_Written instruction_
Repeat the full listing below verbatim and keep the images out.
══════════════════════════════
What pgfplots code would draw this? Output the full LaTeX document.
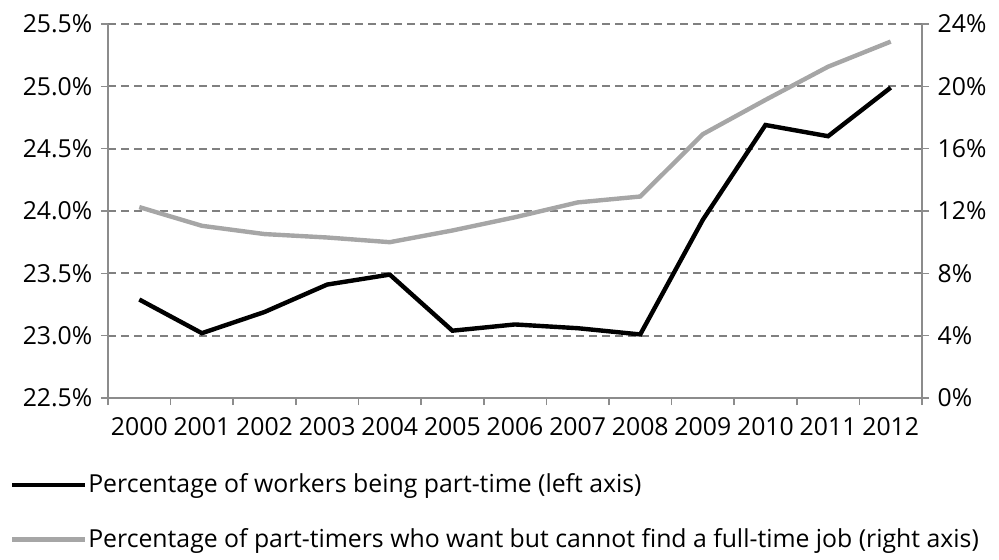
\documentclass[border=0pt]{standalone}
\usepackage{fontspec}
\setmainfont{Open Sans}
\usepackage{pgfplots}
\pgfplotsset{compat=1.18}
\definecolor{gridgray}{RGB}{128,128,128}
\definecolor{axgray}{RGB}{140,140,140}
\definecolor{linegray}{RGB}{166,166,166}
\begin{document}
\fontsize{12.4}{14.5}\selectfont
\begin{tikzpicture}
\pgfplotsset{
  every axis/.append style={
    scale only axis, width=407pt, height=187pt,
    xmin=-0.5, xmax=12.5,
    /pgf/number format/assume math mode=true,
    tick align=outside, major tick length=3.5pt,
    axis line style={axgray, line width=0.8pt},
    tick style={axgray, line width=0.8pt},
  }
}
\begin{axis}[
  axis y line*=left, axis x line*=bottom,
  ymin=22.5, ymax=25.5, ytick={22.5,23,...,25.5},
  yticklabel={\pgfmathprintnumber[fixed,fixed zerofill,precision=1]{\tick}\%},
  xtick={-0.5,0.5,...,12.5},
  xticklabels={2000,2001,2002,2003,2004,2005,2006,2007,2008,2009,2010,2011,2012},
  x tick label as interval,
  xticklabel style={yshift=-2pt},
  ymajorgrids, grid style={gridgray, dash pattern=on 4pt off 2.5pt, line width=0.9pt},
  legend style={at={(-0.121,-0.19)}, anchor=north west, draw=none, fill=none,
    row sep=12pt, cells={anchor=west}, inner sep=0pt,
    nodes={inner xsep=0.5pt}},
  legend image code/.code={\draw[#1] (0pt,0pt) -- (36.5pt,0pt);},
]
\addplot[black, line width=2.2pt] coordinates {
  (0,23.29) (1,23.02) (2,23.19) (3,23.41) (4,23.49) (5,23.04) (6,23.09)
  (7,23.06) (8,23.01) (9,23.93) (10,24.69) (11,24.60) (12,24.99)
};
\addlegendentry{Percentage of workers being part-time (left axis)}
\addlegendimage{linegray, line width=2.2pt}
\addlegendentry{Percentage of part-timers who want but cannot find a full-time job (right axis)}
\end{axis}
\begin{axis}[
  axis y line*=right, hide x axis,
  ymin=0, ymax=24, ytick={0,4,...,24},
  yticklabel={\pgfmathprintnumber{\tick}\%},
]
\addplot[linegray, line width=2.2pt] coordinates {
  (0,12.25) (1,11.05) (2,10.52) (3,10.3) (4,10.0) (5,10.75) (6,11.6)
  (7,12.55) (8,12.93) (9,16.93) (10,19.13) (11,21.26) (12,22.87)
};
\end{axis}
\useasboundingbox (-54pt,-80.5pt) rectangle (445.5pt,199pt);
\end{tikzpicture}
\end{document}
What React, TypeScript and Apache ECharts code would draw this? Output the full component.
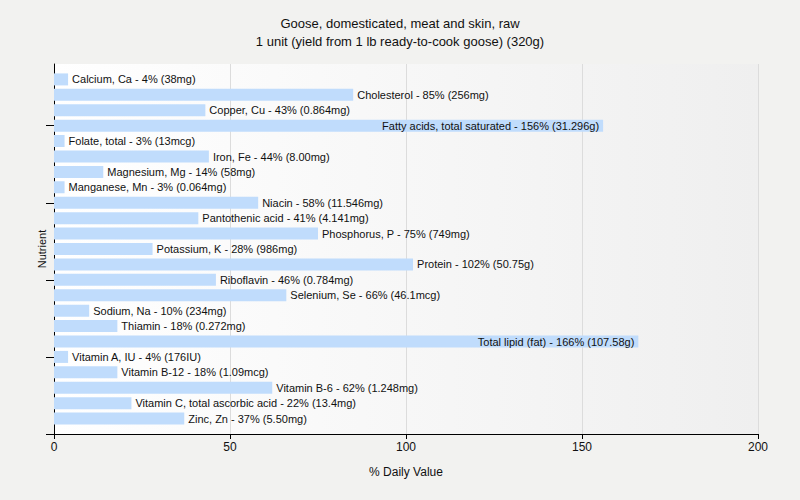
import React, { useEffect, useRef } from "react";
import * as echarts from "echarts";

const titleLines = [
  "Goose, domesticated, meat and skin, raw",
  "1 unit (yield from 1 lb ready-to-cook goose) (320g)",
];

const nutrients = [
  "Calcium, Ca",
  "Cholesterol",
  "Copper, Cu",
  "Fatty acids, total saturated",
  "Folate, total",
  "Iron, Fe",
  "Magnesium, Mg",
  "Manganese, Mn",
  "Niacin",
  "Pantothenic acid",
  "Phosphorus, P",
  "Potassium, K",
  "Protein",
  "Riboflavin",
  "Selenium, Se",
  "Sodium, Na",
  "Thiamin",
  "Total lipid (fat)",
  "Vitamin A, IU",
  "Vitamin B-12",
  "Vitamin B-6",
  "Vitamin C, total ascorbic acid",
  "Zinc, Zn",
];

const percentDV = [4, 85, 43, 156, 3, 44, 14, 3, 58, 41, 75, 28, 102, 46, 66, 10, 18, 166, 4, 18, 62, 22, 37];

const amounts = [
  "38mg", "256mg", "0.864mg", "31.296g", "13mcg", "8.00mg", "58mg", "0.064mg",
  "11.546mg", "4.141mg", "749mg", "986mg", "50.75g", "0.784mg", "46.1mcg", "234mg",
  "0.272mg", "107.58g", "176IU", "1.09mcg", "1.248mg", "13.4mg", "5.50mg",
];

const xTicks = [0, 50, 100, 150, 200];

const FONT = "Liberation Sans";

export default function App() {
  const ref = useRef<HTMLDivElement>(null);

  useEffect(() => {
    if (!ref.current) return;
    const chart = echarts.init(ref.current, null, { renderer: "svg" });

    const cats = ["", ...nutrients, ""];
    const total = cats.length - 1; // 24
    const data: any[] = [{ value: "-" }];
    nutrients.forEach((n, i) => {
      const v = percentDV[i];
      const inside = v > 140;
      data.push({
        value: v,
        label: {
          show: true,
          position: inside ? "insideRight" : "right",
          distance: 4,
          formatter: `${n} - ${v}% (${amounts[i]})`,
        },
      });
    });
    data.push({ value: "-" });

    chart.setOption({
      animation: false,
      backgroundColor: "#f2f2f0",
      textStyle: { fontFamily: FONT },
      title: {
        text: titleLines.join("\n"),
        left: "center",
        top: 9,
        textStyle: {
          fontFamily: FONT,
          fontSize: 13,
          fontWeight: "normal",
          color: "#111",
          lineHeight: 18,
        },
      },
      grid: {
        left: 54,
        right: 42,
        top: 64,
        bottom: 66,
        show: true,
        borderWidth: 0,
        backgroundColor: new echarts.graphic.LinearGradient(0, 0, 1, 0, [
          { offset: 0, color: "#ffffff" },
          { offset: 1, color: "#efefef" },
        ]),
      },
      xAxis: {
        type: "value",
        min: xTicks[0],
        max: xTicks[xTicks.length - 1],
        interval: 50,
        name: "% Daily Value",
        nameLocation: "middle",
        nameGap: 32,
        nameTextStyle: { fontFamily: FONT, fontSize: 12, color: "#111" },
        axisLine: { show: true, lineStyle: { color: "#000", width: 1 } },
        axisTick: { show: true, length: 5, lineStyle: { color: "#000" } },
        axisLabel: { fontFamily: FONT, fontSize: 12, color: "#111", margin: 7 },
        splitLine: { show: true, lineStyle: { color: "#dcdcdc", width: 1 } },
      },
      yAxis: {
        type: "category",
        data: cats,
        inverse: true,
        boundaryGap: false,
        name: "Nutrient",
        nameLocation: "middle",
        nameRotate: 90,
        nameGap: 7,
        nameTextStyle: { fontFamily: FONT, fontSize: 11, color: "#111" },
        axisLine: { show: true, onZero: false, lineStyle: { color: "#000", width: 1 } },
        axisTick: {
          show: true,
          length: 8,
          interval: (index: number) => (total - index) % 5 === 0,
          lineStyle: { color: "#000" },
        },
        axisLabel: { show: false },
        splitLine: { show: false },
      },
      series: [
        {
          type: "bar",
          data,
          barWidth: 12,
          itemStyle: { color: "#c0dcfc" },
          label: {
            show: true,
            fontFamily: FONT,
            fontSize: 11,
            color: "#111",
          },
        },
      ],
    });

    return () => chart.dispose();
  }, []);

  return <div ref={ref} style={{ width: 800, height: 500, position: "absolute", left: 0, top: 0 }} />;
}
══════════════════════════════
_Written solution_
What pgfplots code would draw this? Output the full LaTeX document.
\documentclass[border=0pt]{standalone}
\usepackage{fontspec}
\setmainfont{Open Sans}
\usepackage{pgfplots}
\pgfplotsset{compat=1.18}
\definecolor{gridgray}{RGB}{128,128,128}
\definecolor{axgray}{RGB}{140,140,140}
\definecolor{linegray}{RGB}{166,166,166}
\begin{document}
\fontsize{12.4}{14.5}\selectfont
\begin{tikzpicture}
\pgfplotsset{
  every axis/.append style={
    scale only axis, width=407pt, height=187pt,
    xmin=-0.5, xmax=12.5,
    /pgf/number format/assume math mode=true,
    tick align=outside, major tick length=3.5pt,
    axis line style={axgray, line width=0.8pt},
    tick style={axgray, line width=0.8pt},
  }
}
\begin{axis}[
  axis y line*=left, axis x line*=bottom,
  ymin=22.5, ymax=25.5, ytick={22.5,23,...,25.5},
  yticklabel={\pgfmathprintnumber[fixed,fixed zerofill,precision=1]{\tick}\%},
  xtick={-0.5,0.5,...,12.5},
  xticklabels={2000,2001,2002,2003,2004,2005,2006,2007,2008,2009,2010,2011,2012},
  x tick label as interval,
  xticklabel style={yshift=-2pt},
  ymajorgrids, grid style={gridgray, dash pattern=on 4pt off 2.5pt, line width=0.9pt},
  legend style={at={(-0.121,-0.19)}, anchor=north west, draw=none, fill=none,
    row sep=12pt, cells={anchor=west}, inner sep=0pt,
    nodes={inner xsep=0.5pt}},
  legend image code/.code={\draw[#1] (0pt,0pt) -- (36.5pt,0pt);},
]
\addplot[black, line width=2.2pt] coordinates {
  (0,23.29) (1,23.02) (2,23.19) (3,23.41) (4,23.49) (5,23.04) (6,23.09)
  (7,23.06) (8,23.01) (9,23.93) (10,24.69) (11,24.60) (12,24.99)
};
\addlegendentry{Percentage of workers being part-time (left axis)}
\addlegendimage{linegray, line width=2.2pt}
\addlegendentry{Percentage of part-timers who want but cannot find a full-time job (right axis)}
\end{axis}
\begin{axis}[
  axis y line*=right, hide x axis,
  ymin=0, ymax=24, ytick={0,4,...,24},
  yticklabel={\pgfmathprintnumber{\tick}\%},
]
\addplot[linegray, line width=2.2pt] coordinates {
  (0,12.25) (1,11.05) (2,10.52) (3,10.3) (4,10.0) (5,10.75) (6,11.6)
  (7,12.55) (8,12.93) (9,16.93) (10,19.13) (11,21.26) (12,22.87)
};
\end{axis}
\useasboundingbox (-54pt,-80.5pt) rectangle (445.5pt,199pt);
\end{tikzpicture}
\end{document}
What React, TypeScript and Apache ECharts code would draw this? Output the full component.
import React, { useEffect, useRef } from "react";
import * as echarts from "echarts";

const titleLines = [
  "Goose, domesticated, meat and skin, raw",
  "1 unit (yield from 1 lb ready-to-cook goose) (320g)",
];

const nutrients = [
  "Calcium, Ca",
  "Cholesterol",
  "Copper, Cu",
  "Fatty acids, total saturated",
  "Folate, total",
  "Iron, Fe",
  "Magnesium, Mg",
  "Manganese, Mn",
  "Niacin",
  "Pantothenic acid",
  "Phosphorus, P",
  "Potassium, K",
  "Protein",
  "Riboflavin",
  "Selenium, Se",
  "Sodium, Na",
  "Thiamin",
  "Total lipid (fat)",
  "Vitamin A, IU",
  "Vitamin B-12",
  "Vitamin B-6",
  "Vitamin C, total ascorbic acid",
  "Zinc, Zn",
];

const percentDV = [4, 85, 43, 156, 3, 44, 14, 3, 58, 41, 75, 28, 102, 46, 66, 10, 18, 166, 4, 18, 62, 22, 37];

const amounts = [
  "38mg", "256mg", "0.864mg", "31.296g", "13mcg", "8.00mg", "58mg", "0.064mg",
  "11.546mg", "4.141mg", "749mg", "986mg", "50.75g", "0.784mg", "46.1mcg", "234mg",
  "0.272mg", "107.58g", "176IU", "1.09mcg", "1.248mg", "13.4mg", "5.50mg",
];

const xTicks = [0, 50, 100, 150, 200];

const FONT = "Liberation Sans";

export default function App() {
  const ref = useRef<HTMLDivElement>(null);

  useEffect(() => {
    if (!ref.current) return;
    const chart = echarts.init(ref.current, null, { renderer: "svg" });

    const cats = ["", ...nutrients, ""];
    const total = cats.length - 1; // 24
    const data: any[] = [{ value: "-" }];
    nutrients.forEach((n, i) => {
      const v = percentDV[i];
      const inside = v > 140;
      data.push({
        value: v,
        label: {
          show: true,
          position: inside ? "insideRight" : "right",
          distance: 4,
          formatter: `${n} - ${v}% (${amounts[i]})`,
        },
      });
    });
    data.push({ value: "-" });

    chart.setOption({
      animation: false,
      backgroundColor: "#f2f2f0",
      textStyle: { fontFamily: FONT },
      title: {
        text: titleLines.join("\n"),
        left: "center",
        top: 9,
        textStyle: {
          fontFamily: FONT,
          fontSize: 13,
          fontWeight: "normal",
          color: "#111",
          lineHeight: 18,
        },
      },
      grid: {
        left: 54,
        right: 42,
        top: 64,
        bottom: 66,
        show: true,
        borderWidth: 0,
        backgroundColor: new echarts.graphic.LinearGradient(0, 0, 1, 0, [
          { offset: 0, color: "#ffffff" },
          { offset: 1, color: "#efefef" },
        ]),
      },
      xAxis: {
        type: "value",
        min: xTicks[0],
        max: xTicks[xTicks.length - 1],
        interval: 50,
        name: "% Daily Value",
        nameLocation: "middle",
        nameGap: 32,
        nameTextStyle: { fontFamily: FONT, fontSize: 12, color: "#111" },
        axisLine: { show: true, lineStyle: { color: "#000", width: 1 } },
        axisTick: { show: true, length: 5, lineStyle: { color: "#000" } },
        axisLabel: { fontFamily: FONT, fontSize: 12, color: "#111", margin: 7 },
        splitLine: { show: true, lineStyle: { color: "#dcdcdc", width: 1 } },
      },
      yAxis: {
        type: "category",
        data: cats,
        inverse: true,
        boundaryGap: false,
        name: "Nutrient",
        nameLocation: "middle",
        nameRotate: 90,
        nameGap: 7,
        nameTextStyle: { fontFamily: FONT, fontSize: 11, color: "#111" },
        axisLine: { show: true, onZero: false, lineStyle: { color: "#000", width: 1 } },
        axisTick: {
          show: true,
          length: 8,
          interval: (index: number) => (total - index) % 5 === 0,
          lineStyle: { color: "#000" },
        },
        axisLabel: { show: false },
        splitLine: { show: false },
      },
      series: [
        {
          type: "bar",
          data,
          barWidth: 12,
          itemStyle: { color: "#c0dcfc" },
          label: {
            show: true,
            fontFamily: FONT,
            fontSize: 11,
            color: "#111",
          },
        },
      ],
    });

    return () => chart.dispose();
  }, []);

  return <div ref={ref} style={{ width: 800, height: 500, position: "absolute", left: 0, top: 0 }} />;
}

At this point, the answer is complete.